The reason the failure rate went up was due to the way that NUnit runs tests alphabetically. My new test came “after” the previous one, which never cleaned up the background thread, and so it could fire a refresh again when my test was running. This caused multiple refreshes to be registered instead of zero. The answer was to retain ownership of the background thread and ensure it terminated by the time the test completed.

Does this add complexity to the production code? Yes. But, as is often the case when writing tests properly, it uncovers a number of questions about the expected behaviour that might not be obvious from quickly knocking something up.

Property Based Testing

One of the problems with example based testing is that, by definition, you only run through the scenarios laid out with specific examples. If you miss one, e.g. testing for a leap year, you won’t find the bug.

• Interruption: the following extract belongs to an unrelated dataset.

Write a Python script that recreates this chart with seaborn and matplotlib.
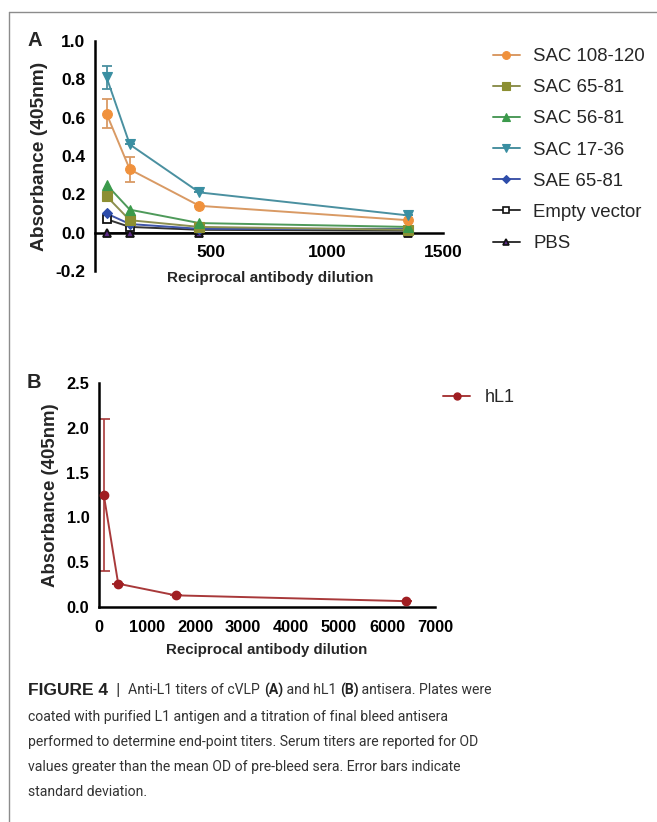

Property based testing takes a slightly different approach that attempts to run through a variety of scenarios made up on-the-fly by a generator.

This might seem to go against the earlier advice, but it’s not because as long as you know the seed for the test generator you can reproduce the scenario exactly. If you can explore the entire problem space on each test run do, but unless it’s a trivial feature that’s unlikely. Hence you use a generator to create inputs that explore a (different) part of it each time. Consequently you still might not unearth that leap year bug in time, but you stand a better chance of finding it other unanticipated problems too.

Wrap-Up

Not every test we write will be as simple and predictable as my little maths equation suggests, but that doesn’t mean we shouldn’t try to get as close to it as possible. Some of the unit tests I once wrote for a message bus connection pool definitely weren’t easy to understand, despite my best efforts to keep them clear, but hopefully they are very much in the minority.

We all make mistakes too, so we might not get it right first time. The unit tests I wrote for logging garbage collections ran fine for over a year before I discovered one of them was leaking slightly and causing another (very intermittent) random failure. But I managed to fix it because I believe a zero tolerance approach to test failures pays dividends in the long run.

Good tests are hard to write, but they should be treated as first class citizens, just like your production code. If they aren’t as simple as “A + B = C” then consider it a test smell and see if there is some unnecessary complexity that can be factored out.

[1] It might be possible to verify it’s behaviour through other means, such as induction, but that’s something I personally know far too little about to use effectively.